Extracted data entries:
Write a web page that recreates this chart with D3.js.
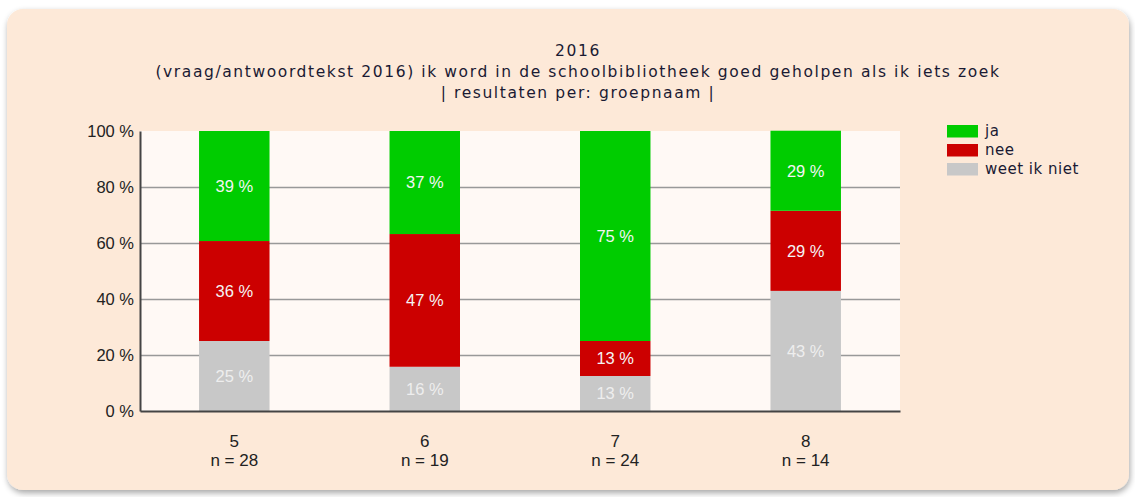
<!DOCTYPE html>
<html>
<head>
<meta charset="utf-8">
<script src="https://cdn.jsdelivr.net/npm/d3@7"></script>
<style>
  body { margin: 0; background: #fff; }
  svg { display: block; }
</style>
</head>
<body>
<svg></svg>
<script>
// data
const groups = ["5", "6", "7", "8"];
const counts = [28, 19, 24, 14];
const answers = ["ja", "nee", "weet ik niet"];
const weet = [25, 15.8, 12.5, 42.9];
const nee = [35.7, 47.4, 12.5, 28.6];
const ja = [39.3, 36.8, 75, 28.6];
const yTicks = [0, 20, 40, 60, 80, 100];
const titleLines = ["2016",
  "(vraag/antwoordtekst 2016) ik word in de schoolbibliotheek goed geholpen als ik iets zoek",
  "| resultaten per: groepnaam |"];

const colors = {"ja": "#00cc00", "nee": "#cc0000", "weet ik niet": "#c8c8c8"};
const labelColors = {"ja": "#f4f4f4", "nee": "#f4f4f4", "weet ik niet": "#eeeeee"};

const svgWidth = 1135;
const svgHeight = 497;
const sansFont = "'Liberation Sans', Arial, sans-serif";
const titleFont = "'DejaVu Sans', Verdana, sans-serif";

const svg = d3.select("svg")
    .attr("width", svgWidth)
    .attr("height", svgHeight);

// panel with soft shadow
const defs = svg.append("defs");
const f = defs.append("filter").attr("id", "shadow")
    .attr("x", "-5%").attr("y", "-5%").attr("width", "110%").attr("height", "115%");
f.append("feGaussianBlur").attr("in", "SourceAlpha").attr("stdDeviation", 3);
f.append("feOffset").attr("dx", 1).attr("dy", 3).attr("result", "b");
f.append("feComponentTransfer").append("feFuncA").attr("type", "linear").attr("slope", 0.35);
const fm = f.append("feMerge");
fm.append("feMergeNode");
fm.append("feMergeNode").attr("in", "SourceGraphic");

svg.append("rect")
    .attr("x", 7).attr("y", 9)
    .attr("width", 1122).attr("height", 481)
    .attr("rx", 16)
    .attr("fill", "#fde9d8")
    .attr("filter", "url(#shadow)");

const margin = {top: 131, left: 140};
const width = 760;
const height = 280;
const g = svg.append("g").attr("transform", "translate(" + margin.left + "," + margin.top + ")");

const rows = groups.map((grp, i) => ({
    group: grp, n: counts[i],
    "weet ik niet": weet[i], "nee": nee[i], "ja": ja[i]
}));

const x = d3.scaleBand()
    .domain(groups)
    .range([0, width])
    .paddingInner(0.63)
    .paddingOuter(0.31);

const y = d3.scaleLinear()
    .domain([0, 100])
    .range([height, 0]);

// plot background
g.append("rect")
    .attr("width", width).attr("height", height)
    .attr("fill", "#fff9f5");

// grid lines
g.append("g")
    .selectAll("line")
    .data(yTicks.slice(1, -1))
    .join("line")
    .attr("x1", 0).attr("x2", width)
    .attr("y1", d => y(d) + 0.5).attr("y2", d => y(d) + 0.5)
    .attr("stroke", "#999")
    .attr("stroke-width", 1.3);

// stacked bars
const stack = d3.stack().keys(["weet ik niet", "nee", "ja"]);
const series = stack(rows);

const layer = g.append("g").selectAll("g")
    .data(series)
    .join("g")
    .attr("fill", d => colors[d.key]);

layer.selectAll("rect")
    .data(d => d)
    .join("rect")
    .attr("x", d => x(d.data.group))
    .attr("y", d => y(d[1]))
    .attr("width", x.bandwidth())
    .attr("height", d => y(d[0]) - y(d[1]));

layer.selectAll("text")
    .data(d => d.map(v => ({key: d.key, v: v})))
    .join("text")
    .attr("x", d => x(d.v.data.group) + x.bandwidth() / 2)
    .attr("y", d => (y(d.v[0]) + y(d.v[1])) / 2)
    .attr("dy", "0.35em")
    .attr("text-anchor", "middle")
    .attr("fill", d => labelColors[d.key])
    .style("font-family", sansFont)
    .style("font-size", "16.5px")
    .text(d => Math.round(d.v.data[d.key]) + " %");

// axes
const yAxis = g.append("g")
    .call(d3.axisLeft(y).tickValues(yTicks).tickSize(0).tickPadding(6).tickFormat(d => d + " %"));
yAxis.select(".domain").attr("stroke", "#444").attr("stroke-width", 2);
yAxis.selectAll("text")
    .attr("fill", "#222")
    .style("font-family", sansFont)
    .style("font-size", "16.5px");

const xAxis = g.append("g")
    .attr("transform", "translate(0," + height + ")")
    .call(d3.axisBottom(x).tickSize(0).tickFormat(""));
xAxis.select(".domain").attr("stroke", "#444").attr("stroke-width", 2);

const catLabels = g.append("g").selectAll("text")
    .data(rows)
    .join("text")
    .attr("x", d => x(d.group) + x.bandwidth() / 2)
    .attr("y", height + 36)
    .attr("text-anchor", "middle")
    .attr("fill", "#222")
    .style("font-family", sansFont)
    .style("font-size", "17px");
catLabels.append("tspan").text(d => d.group);
catLabels.append("tspan")
    .attr("x", d => x(d.group) + x.bandwidth() / 2)
    .attr("dy", 19)
    .text(d => "n = " + d.n);

// title
svg.append("g").selectAll("text")
    .data(titleLines)
    .join("text")
    .attr("x", 578)
    .attr("y", (d, i) => 56 + i * 21)
    .attr("text-anchor", "middle")
    .attr("fill", "#1a1a33")
    .style("font-family", titleFont)
    .style("font-size", "15.5px")
    .style("letter-spacing", "1.6px")
    .text(d => d);

// legend
const legend = svg.append("g")
    .attr("transform", "translate(947,125)")
    .selectAll("g")
    .data(answers)
    .join("g")
    .attr("transform", (d, i) => "translate(0," + i * 19 + ")");

legend.append("rect")
    .attr("width", 31).attr("height", 12.5)
    .attr("fill", d => colors[d]);

legend.append("text")
    .attr("x", 38).attr("y", 6)
    .attr("dy", "0.35em")
    .attr("fill", "#1a1a33")
    .style("font-family", titleFont)
    .style("font-size", "15px")
    .style("letter-spacing", "0.5px")
    .text(d => d);
</script>
</body>
</html>
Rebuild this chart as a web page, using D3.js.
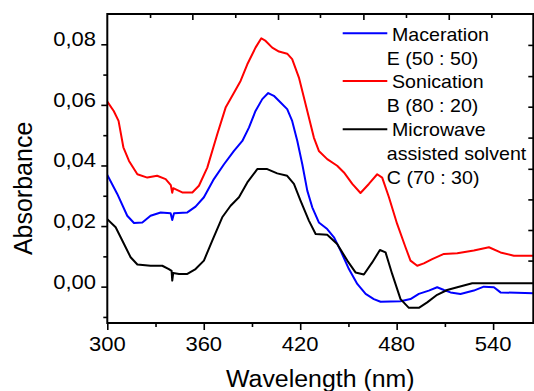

- [Task to carry out] Every record must be copied exactly, with the pictures left out.

- [Exercise response]
Write a web page that recreates this chart with D3.js.
<!DOCTYPE html>
<html>
<head>
<meta charset="utf-8">
<script src="https://cdn.jsdelivr.net/npm/d3@7"></script>
<style>
  body { margin: 0; background: #fff; }
  svg { display: block; }
</style>
</head>
<body>
<svg></svg>
<script>
// data
const groups = ["5", "6", "7", "8"];
const counts = [28, 19, 24, 14];
const answers = ["ja", "nee", "weet ik niet"];
const weet = [25, 15.8, 12.5, 42.9];
const nee = [35.7, 47.4, 12.5, 28.6];
const ja = [39.3, 36.8, 75, 28.6];
const yTicks = [0, 20, 40, 60, 80, 100];
const titleLines = ["2016",
  "(vraag/antwoordtekst 2016) ik word in de schoolbibliotheek goed geholpen als ik iets zoek",
  "| resultaten per: groepnaam |"];

const colors = {"ja": "#00cc00", "nee": "#cc0000", "weet ik niet": "#c8c8c8"};
const labelColors = {"ja": "#f4f4f4", "nee": "#f4f4f4", "weet ik niet": "#eeeeee"};

const svgWidth = 1135;
const svgHeight = 497;
const sansFont = "'Liberation Sans', Arial, sans-serif";
const titleFont = "'DejaVu Sans', Verdana, sans-serif";

const svg = d3.select("svg")
    .attr("width", svgWidth)
    .attr("height", svgHeight);

// panel with soft shadow
const defs = svg.append("defs");
const f = defs.append("filter").attr("id", "shadow")
    .attr("x", "-5%").attr("y", "-5%").attr("width", "110%").attr("height", "115%");
f.append("feGaussianBlur").attr("in", "SourceAlpha").attr("stdDeviation", 3);
f.append("feOffset").attr("dx", 1).attr("dy", 3).attr("result", "b");
f.append("feComponentTransfer").append("feFuncA").attr("type", "linear").attr("slope", 0.35);
const fm = f.append("feMerge");
fm.append("feMergeNode");
fm.append("feMergeNode").attr("in", "SourceGraphic");

svg.append("rect")
    .attr("x", 7).attr("y", 9)
    .attr("width", 1122).attr("height", 481)
    .attr("rx", 16)
    .attr("fill", "#fde9d8")
    .attr("filter", "url(#shadow)");

const margin = {top: 131, left: 140};
const width = 760;
const height = 280;
const g = svg.append("g").attr("transform", "translate(" + margin.left + "," + margin.top + ")");

const rows = groups.map((grp, i) => ({
    group: grp, n: counts[i],
    "weet ik niet": weet[i], "nee": nee[i], "ja": ja[i]
}));

const x = d3.scaleBand()
    .domain(groups)
    .range([0, width])
    .paddingInner(0.63)
    .paddingOuter(0.31);

const y = d3.scaleLinear()
    .domain([0, 100])
    .range([height, 0]);

// plot background
g.append("rect")
    .attr("width", width).attr("height", height)
    .attr("fill", "#fff9f5");

// grid lines
g.append("g")
    .selectAll("line")
    .data(yTicks.slice(1, -1))
    .join("line")
    .attr("x1", 0).attr("x2", width)
    .attr("y1", d => y(d) + 0.5).attr("y2", d => y(d) + 0.5)
    .attr("stroke", "#999")
    .attr("stroke-width", 1.3);

// stacked bars
const stack = d3.stack().keys(["weet ik niet", "nee", "ja"]);
const series = stack(rows);

const layer = g.append("g").selectAll("g")
    .data(series)
    .join("g")
    .attr("fill", d => colors[d.key]);

layer.selectAll("rect")
    .data(d => d)
    .join("rect")
    .attr("x", d => x(d.data.group))
    .attr("y", d => y(d[1]))
    .attr("width", x.bandwidth())
    .attr("height", d => y(d[0]) - y(d[1]));

layer.selectAll("text")
    .data(d => d.map(v => ({key: d.key, v: v})))
    .join("text")
    .attr("x", d => x(d.v.data.group) + x.bandwidth() / 2)
    .attr("y", d => (y(d.v[0]) + y(d.v[1])) / 2)
    .attr("dy", "0.35em")
    .attr("text-anchor", "middle")
    .attr("fill", d => labelColors[d.key])
    .style("font-family", sansFont)
    .style("font-size", "16.5px")
    .text(d => Math.round(d.v.data[d.key]) + " %");

// axes
const yAxis = g.append("g")
    .call(d3.axisLeft(y).tickValues(yTicks).tickSize(0).tickPadding(6).tickFormat(d => d + " %"));
yAxis.select(".domain").attr("stroke", "#444").attr("stroke-width", 2);
yAxis.selectAll("text")
    .attr("fill", "#222")
    .style("font-family", sansFont)
    .style("font-size", "16.5px");

const xAxis = g.append("g")
    .attr("transform", "translate(0," + height + ")")
    .call(d3.axisBottom(x).tickSize(0).tickFormat(""));
xAxis.select(".domain").attr("stroke", "#444").attr("stroke-width", 2);

const catLabels = g.append("g").selectAll("text")
    .data(rows)
    .join("text")
    .attr("x", d => x(d.group) + x.bandwidth() / 2)
    .attr("y", height + 36)
    .attr("text-anchor", "middle")
    .attr("fill", "#222")
    .style("font-family", sansFont)
    .style("font-size", "17px");
catLabels.append("tspan").text(d => d.group);
catLabels.append("tspan")
    .attr("x", d => x(d.group) + x.bandwidth() / 2)
    .attr("dy", 19)
    .text(d => "n = " + d.n);

// title
svg.append("g").selectAll("text")
    .data(titleLines)
    .join("text")
    .attr("x", 578)
    .attr("y", (d, i) => 56 + i * 21)
    .attr("text-anchor", "middle")
    .attr("fill", "#1a1a33")
    .style("font-family", titleFont)
    .style("font-size", "15.5px")
    .style("letter-spacing", "1.6px")
    .text(d => d);

// legend
const legend = svg.append("g")
    .attr("transform", "translate(947,125)")
    .selectAll("g")
    .data(answers)
    .join("g")
    .attr("transform", (d, i) => "translate(0," + i * 19 + ")");

legend.append("rect")
    .attr("width", 31).attr("height", 12.5)
    .attr("fill", d => colors[d]);

legend.append("text")
    .attr("x", 38).attr("y", 6)
    .attr("dy", "0.35em")
    .attr("fill", "#1a1a33")
    .style("font-family", titleFont)
    .style("font-size", "15px")
    .style("letter-spacing", "0.5px")
    .text(d => d);
</script>
</body>
</html>
Rebuild this chart as a web page, using D3.js.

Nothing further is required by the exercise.